## Exercise goal
Reproduce all of the data word for word.
··········
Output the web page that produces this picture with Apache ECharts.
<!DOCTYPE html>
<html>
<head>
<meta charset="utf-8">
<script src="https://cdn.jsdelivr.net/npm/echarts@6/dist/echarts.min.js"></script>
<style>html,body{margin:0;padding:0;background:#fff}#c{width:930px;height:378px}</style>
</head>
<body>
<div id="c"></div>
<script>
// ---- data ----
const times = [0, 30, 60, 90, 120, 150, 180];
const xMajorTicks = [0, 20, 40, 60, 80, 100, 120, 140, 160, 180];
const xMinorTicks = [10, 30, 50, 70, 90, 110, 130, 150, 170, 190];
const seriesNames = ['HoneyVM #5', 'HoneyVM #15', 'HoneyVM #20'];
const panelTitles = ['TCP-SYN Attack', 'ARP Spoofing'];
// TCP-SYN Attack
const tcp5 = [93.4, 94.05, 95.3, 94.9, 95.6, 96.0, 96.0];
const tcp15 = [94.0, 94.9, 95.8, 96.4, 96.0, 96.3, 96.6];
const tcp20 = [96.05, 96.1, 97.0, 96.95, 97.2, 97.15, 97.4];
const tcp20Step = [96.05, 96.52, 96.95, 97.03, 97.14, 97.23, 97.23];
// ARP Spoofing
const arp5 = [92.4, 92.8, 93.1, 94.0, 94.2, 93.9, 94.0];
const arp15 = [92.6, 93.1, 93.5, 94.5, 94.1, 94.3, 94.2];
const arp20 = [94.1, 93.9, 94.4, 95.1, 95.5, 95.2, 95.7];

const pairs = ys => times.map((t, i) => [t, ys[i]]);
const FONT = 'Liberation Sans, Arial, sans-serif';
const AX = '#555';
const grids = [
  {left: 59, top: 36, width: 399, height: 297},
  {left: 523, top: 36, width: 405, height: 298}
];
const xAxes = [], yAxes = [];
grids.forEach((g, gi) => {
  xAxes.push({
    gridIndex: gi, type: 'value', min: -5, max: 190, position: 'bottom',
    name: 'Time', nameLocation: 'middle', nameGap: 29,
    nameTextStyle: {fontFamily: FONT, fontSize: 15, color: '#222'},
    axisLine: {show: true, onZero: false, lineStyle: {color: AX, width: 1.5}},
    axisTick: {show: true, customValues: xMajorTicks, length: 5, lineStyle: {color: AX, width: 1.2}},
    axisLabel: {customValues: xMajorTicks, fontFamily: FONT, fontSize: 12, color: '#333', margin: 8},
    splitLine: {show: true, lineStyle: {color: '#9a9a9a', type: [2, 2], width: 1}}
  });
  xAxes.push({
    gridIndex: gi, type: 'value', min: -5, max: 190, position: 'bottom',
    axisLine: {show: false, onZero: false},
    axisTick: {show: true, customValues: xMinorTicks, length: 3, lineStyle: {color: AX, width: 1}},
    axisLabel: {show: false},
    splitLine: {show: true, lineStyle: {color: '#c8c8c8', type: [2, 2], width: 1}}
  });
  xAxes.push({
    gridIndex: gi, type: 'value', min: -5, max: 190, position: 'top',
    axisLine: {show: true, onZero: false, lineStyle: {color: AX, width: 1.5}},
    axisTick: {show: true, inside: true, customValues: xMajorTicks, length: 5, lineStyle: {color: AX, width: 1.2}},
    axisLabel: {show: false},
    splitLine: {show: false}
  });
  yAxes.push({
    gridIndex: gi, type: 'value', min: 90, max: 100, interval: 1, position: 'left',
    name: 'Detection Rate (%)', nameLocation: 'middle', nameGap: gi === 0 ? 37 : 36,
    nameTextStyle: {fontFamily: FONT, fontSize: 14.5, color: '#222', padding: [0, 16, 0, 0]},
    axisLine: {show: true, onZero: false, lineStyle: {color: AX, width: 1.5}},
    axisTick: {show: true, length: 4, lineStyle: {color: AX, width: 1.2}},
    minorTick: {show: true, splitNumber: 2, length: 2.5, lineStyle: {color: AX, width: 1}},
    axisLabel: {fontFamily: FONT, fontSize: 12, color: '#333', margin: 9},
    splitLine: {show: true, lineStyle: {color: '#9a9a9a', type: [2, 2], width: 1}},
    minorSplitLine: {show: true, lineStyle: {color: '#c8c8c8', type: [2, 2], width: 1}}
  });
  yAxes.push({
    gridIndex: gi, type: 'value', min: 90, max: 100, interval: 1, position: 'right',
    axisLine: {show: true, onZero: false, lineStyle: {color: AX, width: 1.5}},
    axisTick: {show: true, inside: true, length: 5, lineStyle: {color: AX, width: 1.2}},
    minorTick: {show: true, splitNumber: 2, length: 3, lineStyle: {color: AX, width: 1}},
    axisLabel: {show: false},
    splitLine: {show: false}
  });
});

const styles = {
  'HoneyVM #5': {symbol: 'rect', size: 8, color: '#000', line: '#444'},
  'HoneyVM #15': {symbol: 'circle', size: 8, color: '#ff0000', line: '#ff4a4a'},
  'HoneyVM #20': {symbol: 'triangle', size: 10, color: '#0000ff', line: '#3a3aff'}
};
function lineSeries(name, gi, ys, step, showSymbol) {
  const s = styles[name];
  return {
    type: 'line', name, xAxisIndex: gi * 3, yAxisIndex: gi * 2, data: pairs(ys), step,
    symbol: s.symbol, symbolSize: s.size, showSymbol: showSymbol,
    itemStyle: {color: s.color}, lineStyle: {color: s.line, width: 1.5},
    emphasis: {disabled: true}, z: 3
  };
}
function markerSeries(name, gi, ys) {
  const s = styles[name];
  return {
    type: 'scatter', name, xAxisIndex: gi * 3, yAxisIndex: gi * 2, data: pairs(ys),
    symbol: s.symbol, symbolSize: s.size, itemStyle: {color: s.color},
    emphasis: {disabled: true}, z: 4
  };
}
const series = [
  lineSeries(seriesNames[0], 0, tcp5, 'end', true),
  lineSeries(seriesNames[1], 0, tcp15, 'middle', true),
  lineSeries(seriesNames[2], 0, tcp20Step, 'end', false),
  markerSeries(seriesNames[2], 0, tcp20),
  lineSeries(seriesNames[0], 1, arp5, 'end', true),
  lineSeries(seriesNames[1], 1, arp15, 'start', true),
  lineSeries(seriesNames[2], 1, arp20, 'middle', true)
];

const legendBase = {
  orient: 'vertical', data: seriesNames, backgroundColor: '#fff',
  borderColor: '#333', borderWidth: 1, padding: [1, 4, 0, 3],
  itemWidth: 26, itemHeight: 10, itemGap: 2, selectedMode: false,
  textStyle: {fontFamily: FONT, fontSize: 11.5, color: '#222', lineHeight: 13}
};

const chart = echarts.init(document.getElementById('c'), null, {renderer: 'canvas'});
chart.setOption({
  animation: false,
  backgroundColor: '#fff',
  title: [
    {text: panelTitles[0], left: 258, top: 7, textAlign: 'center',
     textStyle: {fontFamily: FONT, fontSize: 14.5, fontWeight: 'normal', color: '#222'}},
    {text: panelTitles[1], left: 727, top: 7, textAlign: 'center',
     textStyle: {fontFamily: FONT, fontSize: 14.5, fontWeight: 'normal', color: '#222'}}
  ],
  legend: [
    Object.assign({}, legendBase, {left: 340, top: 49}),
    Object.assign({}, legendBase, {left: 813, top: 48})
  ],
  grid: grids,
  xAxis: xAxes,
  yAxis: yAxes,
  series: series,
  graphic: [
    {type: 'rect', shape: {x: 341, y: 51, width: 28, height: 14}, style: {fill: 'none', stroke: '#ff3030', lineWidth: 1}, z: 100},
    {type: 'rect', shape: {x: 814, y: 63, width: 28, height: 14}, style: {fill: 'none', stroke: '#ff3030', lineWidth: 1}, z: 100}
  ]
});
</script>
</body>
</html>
··········
## Exercise result
Output the web page that produces this picture with Apache ECharts.
<!DOCTYPE html>
<html>
<head>
<meta charset="utf-8">
<script src="https://cdn.jsdelivr.net/npm/echarts@6/dist/echarts.min.js"></script>
<style>html,body{margin:0;padding:0;background:#fff}#c{width:930px;height:378px}</style>
</head>
<body>
<div id="c"></div>
<script>
// ---- data ----
const times = [0, 30, 60, 90, 120, 150, 180];
const xMajorTicks = [0, 20, 40, 60, 80, 100, 120, 140, 160, 180];
const xMinorTicks = [10, 30, 50, 70, 90, 110, 130, 150, 170, 190];
const seriesNames = ['HoneyVM #5', 'HoneyVM #15', 'HoneyVM #20'];
const panelTitles = ['TCP-SYN Attack', 'ARP Spoofing'];
// TCP-SYN Attack
const tcp5 = [93.4, 94.05, 95.3, 94.9, 95.6, 96.0, 96.0];
const tcp15 = [94.0, 94.9, 95.8, 96.4, 96.0, 96.3, 96.6];
const tcp20 = [96.05, 96.1, 97.0, 96.95, 97.2, 97.15, 97.4];
const tcp20Step = [96.05, 96.52, 96.95, 97.03, 97.14, 97.23, 97.23];
// ARP Spoofing
const arp5 = [92.4, 92.8, 93.1, 94.0, 94.2, 93.9, 94.0];
const arp15 = [92.6, 93.1, 93.5, 94.5, 94.1, 94.3, 94.2];
const arp20 = [94.1, 93.9, 94.4, 95.1, 95.5, 95.2, 95.7];

const pairs = ys => times.map((t, i) => [t, ys[i]]);
const FONT = 'Liberation Sans, Arial, sans-serif';
const AX = '#555';
const grids = [
  {left: 59, top: 36, width: 399, height: 297},
  {left: 523, top: 36, width: 405, height: 298}
];
const xAxes = [], yAxes = [];
grids.forEach((g, gi) => {
  xAxes.push({
    gridIndex: gi, type: 'value', min: -5, max: 190, position: 'bottom',
    name: 'Time', nameLocation: 'middle', nameGap: 29,
    nameTextStyle: {fontFamily: FONT, fontSize: 15, color: '#222'},
    axisLine: {show: true, onZero: false, lineStyle: {color: AX, width: 1.5}},
    axisTick: {show: true, customValues: xMajorTicks, length: 5, lineStyle: {color: AX, width: 1.2}},
    axisLabel: {customValues: xMajorTicks, fontFamily: FONT, fontSize: 12, color: '#333', margin: 8},
    splitLine: {show: true, lineStyle: {color: '#9a9a9a', type: [2, 2], width: 1}}
  });
  xAxes.push({
    gridIndex: gi, type: 'value', min: -5, max: 190, position: 'bottom',
    axisLine: {show: false, onZero: false},
    axisTick: {show: true, customValues: xMinorTicks, length: 3, lineStyle: {color: AX, width: 1}},
    axisLabel: {show: false},
    splitLine: {show: true, lineStyle: {color: '#c8c8c8', type: [2, 2], width: 1}}
  });
  xAxes.push({
    gridIndex: gi, type: 'value', min: -5, max: 190, position: 'top',
    axisLine: {show: true, onZero: false, lineStyle: {color: AX, width: 1.5}},
    axisTick: {show: true, inside: true, customValues: xMajorTicks, length: 5, lineStyle: {color: AX, width: 1.2}},
    axisLabel: {show: false},
    splitLine: {show: false}
  });
  yAxes.push({
    gridIndex: gi, type: 'value', min: 90, max: 100, interval: 1, position: 'left',
    name: 'Detection Rate (%)', nameLocation: 'middle', nameGap: gi === 0 ? 37 : 36,
    nameTextStyle: {fontFamily: FONT, fontSize: 14.5, color: '#222', padding: [0, 16, 0, 0]},
    axisLine: {show: true, onZero: false, lineStyle: {color: AX, width: 1.5}},
    axisTick: {show: true, length: 4, lineStyle: {color: AX, width: 1.2}},
    minorTick: {show: true, splitNumber: 2, length: 2.5, lineStyle: {color: AX, width: 1}},
    axisLabel: {fontFamily: FONT, fontSize: 12, color: '#333', margin: 9},
    splitLine: {show: true, lineStyle: {color: '#9a9a9a', type: [2, 2], width: 1}},
    minorSplitLine: {show: true, lineStyle: {color: '#c8c8c8', type: [2, 2], width: 1}}
  });
  yAxes.push({
    gridIndex: gi, type: 'value', min: 90, max: 100, interval: 1, position: 'right',
    axisLine: {show: true, onZero: false, lineStyle: {color: AX, width: 1.5}},
    axisTick: {show: true, inside: true, length: 5, lineStyle: {color: AX, width: 1.2}},
    minorTick: {show: true, splitNumber: 2, length: 3, lineStyle: {color: AX, width: 1}},
    axisLabel: {show: false},
    splitLine: {show: false}
  });
});

const styles = {
  'HoneyVM #5': {symbol: 'rect', size: 8, color: '#000', line: '#444'},
  'HoneyVM #15': {symbol: 'circle', size: 8, color: '#ff0000', line: '#ff4a4a'},
  'HoneyVM #20': {symbol: 'triangle', size: 10, color: '#0000ff', line: '#3a3aff'}
};
function lineSeries(name, gi, ys, step, showSymbol) {
  const s = styles[name];
  return {
    type: 'line', name, xAxisIndex: gi * 3, yAxisIndex: gi * 2, data: pairs(ys), step,
    symbol: s.symbol, symbolSize: s.size, showSymbol: showSymbol,
    itemStyle: {color: s.color}, lineStyle: {color: s.line, width: 1.5},
    emphasis: {disabled: true}, z: 3
  };
}
function markerSeries(name, gi, ys) {
  const s = styles[name];
  return {
    type: 'scatter', name, xAxisIndex: gi * 3, yAxisIndex: gi * 2, data: pairs(ys),
    symbol: s.symbol, symbolSize: s.size, itemStyle: {color: s.color},
    emphasis: {disabled: true}, z: 4
  };
}
const series = [
  lineSeries(seriesNames[0], 0, tcp5, 'end', true),
  lineSeries(seriesNames[1], 0, tcp15, 'middle', true),
  lineSeries(seriesNames[2], 0, tcp20Step, 'end', false),
  markerSeries(seriesNames[2], 0, tcp20),
  lineSeries(seriesNames[0], 1, arp5, 'end', true),
  lineSeries(seriesNames[1], 1, arp15, 'start', true),
  lineSeries(seriesNames[2], 1, arp20, 'middle', true)
];

const legendBase = {
  orient: 'vertical', data: seriesNames, backgroundColor: '#fff',
  borderColor: '#333', borderWidth: 1, padding: [1, 4, 0, 3],
  itemWidth: 26, itemHeight: 10, itemGap: 2, selectedMode: false,
  textStyle: {fontFamily: FONT, fontSize: 11.5, color: '#222', lineHeight: 13}
};

const chart = echarts.init(document.getElementById('c'), null, {renderer: 'canvas'});
chart.setOption({
  animation: false,
  backgroundColor: '#fff',
  title: [
    {text: panelTitles[0], left: 258, top: 7, textAlign: 'center',
     textStyle: {fontFamily: FONT, fontSize: 14.5, fontWeight: 'normal', color: '#222'}},
    {text: panelTitles[1], left: 727, top: 7, textAlign: 'center',
     textStyle: {fontFamily: FONT, fontSize: 14.5, fontWeight: 'normal', color: '#222'}}
  ],
  legend: [
    Object.assign({}, legendBase, {left: 340, top: 49}),
    Object.assign({}, legendBase, {left: 813, top: 48})
  ],
  grid: grids,
  xAxis: xAxes,
  yAxis: yAxes,
  series: series,
  graphic: [
    {type: 'rect', shape: {x: 341, y: 51, width: 28, height: 14}, style: {fill: 'none', stroke: '#ff3030', lineWidth: 1}, z: 100},
    {type: 'rect', shape: {x: 814, y: 63, width: 28, height: 14}, style: {fill: 'none', stroke: '#ff3030', lineWidth: 1}, z: 100}
  ]
});
</script>
</body>
</html>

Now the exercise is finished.